仕事で疲労を蓄積させないようにするには、続けての長時間労働をしないことです。
例えば、約40分働いたら5分の休息を取るようにすると、仕事の作業効率が格段にアップします。
こうすることにより、自律神経の酸化を遅らせて、疲労が溜まりにくくなります。
また、「ゆらぎ効果」といって、光や風などを感じるだけでも、副交感神経が優位になります。
仕事で集中していて疲れを感じたときに、ゆらぎ効果を感じることも、仕事効率がアップします。
また、エアコンの温度を2時間おきに、1.5℃程度上下させて温度を変化させることも、疲労が溜まらない効果に期待が持てます。
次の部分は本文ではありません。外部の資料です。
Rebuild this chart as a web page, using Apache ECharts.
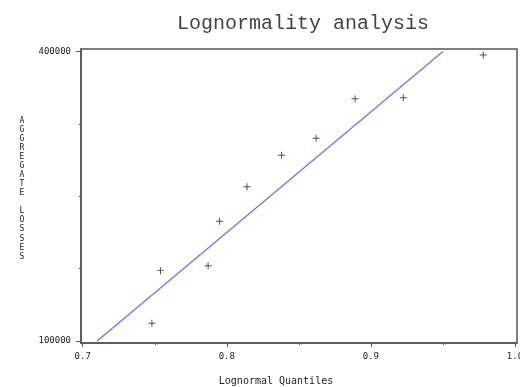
<!DOCTYPE html>
<html>
<head>
<meta charset="utf-8">
<script src="https://cdn.jsdelivr.net/npm/echarts@6/dist/echarts.min.js"></script>
<style>html,body{margin:0;padding:0;background:#fff}#c{width:520px;height:387px}</style>
</head>
<body>
<div id="c"></div>
<script>
// ---- data ----
var quantiles = [0.748, 0.754, 0.787, 0.795, 0.814, 0.838, 0.862, 0.889, 0.9225, 0.978];
var losses    = [118300, 172900, 178000, 224000, 259900, 292400, 310100, 351100, 352100, 396400];
var fitQuantiles = [0.71, 0.95];
var fitLosses    = [100000, 400000];
var xMajorTicks = [0.7, 0.8, 0.9, 1.0];
var xMinorTicks = [0.75, 0.85, 0.95];
var yMajorTicks = [100000, 400000];
var yMinorTicks = [175000, 250000, 325000];
var titleText = 'Lognormality analysis';
var xTitle = 'Lognormal Quantiles';
var yTitle = 'AGGREGATE LOSSES';

var mono = 'DejaVu Sans Mono';
var chart = echarts.init(document.getElementById('c'), null, {renderer: 'canvas'});
var points = quantiles.map(function (q, i) { return [q, losses[i]]; });
var fit = fitQuantiles.map(function (q, i) { return [q, fitLosses[i]]; });
var plus = 'path://M4.3,0H5.7V4.3H10V5.7H5.7V10H4.3V5.7H0V4.3H4.3Z';

chart.setOption({
  animation: false,
  backgroundColor: '#fff',
  title: {
    text: titleText, left: 172, top: 9,
    textStyle: {fontFamily: 'Liberation Mono', fontSize: 20, fontWeight: 'normal', color: '#444'}
  },
  grid: {left: 81, right: 3, top: 49, bottom: 44, show: true, borderColor: '#555', borderWidth: 1.5, containLabel: false, outerBoundsMode: 'none'},
  xAxis: [{
    type: 'value', min: 0.6988, max: 1.0014,
    axisLine: {show: true, lineStyle: {color: '#555', width: 1.5}},
    splitLine: {show: false},
    axisTick: {show: true, length: 4, lineStyle: {color: '#555'}, customValues: xMajorTicks},
    axisLabel: {customValues: xMajorTicks, margin: 9, fontFamily: mono, fontSize: 9, color: '#222',
      formatter: function (v) { return v.toFixed(1); }}
  }, {
    type: 'value', min: 0.6988, max: 1.0014, position: 'bottom',
    axisLine: {show: false}, splitLine: {show: false},
    axisTick: {show: true, length: 2, lineStyle: {color: '#555'}, customValues: xMinorTicks},
    axisLabel: {show: false}
  }],
  yAxis: [{
    type: 'value', min: 97900, max: 402600,
    axisLine: {show: true, lineStyle: {color: '#555', width: 1.5}},
    splitLine: {show: false},
    axisTick: {show: true, length: 5, lineStyle: {color: '#555'}, customValues: yMajorTicks},
    axisLabel: {customValues: yMajorTicks, margin: 10, fontFamily: mono, fontSize: 9, color: '#222',
      formatter: function (v) { return String(Math.round(v)); }}
  }, {
    type: 'value', min: 97900, max: 402600, position: 'left',
    axisLine: {show: false}, splitLine: {show: false},
    axisTick: {show: true, length: 2, lineStyle: {color: '#555'}, customValues: yMinorTicks},
    axisLabel: {show: false}
  }],
  graphic: [{
    type: 'text', x: 22, y: 116,
    style: {text: yTitle.split('').join('\n'), fontFamily: mono, fontSize: 8, lineHeight: 9.07,
      fill: '#222', align: 'center', verticalAlign: 'top'}
  }, {
    type: 'text', x: 276, y: 381,
    style: {text: xTitle, fontFamily: mono, fontSize: 10, fill: '#222', align: 'center', verticalAlign: 'middle'}
  }],
  series: [{
    type: 'line', data: fit, showSymbol: false, symbol: 'none',
    lineStyle: {color: '#7070ff', width: 1.3}, z: 2
  }, {
    type: 'scatter', data: points, symbol: plus, symbolSize: 7,
    itemStyle: {color: '#222'}, z: 3
  }]
});
</script>
</body>
</html>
仕事などで外出するときには、目の保護のためにサングラスを掛けたりしましょう。
太陽光による紫外線は、体内に多くの活性酸素を引き起こします。
そのため、安眠を妨害してしまうので、紫外線を目に受けないようにしましょう。
他には、脳がリラックスする音楽を聴くことも安眠を誘うため、疲労に対する対処法になります。
こうした対処法をおこなうことにより、仕事やプライベートを充実したものにすることが可能になります。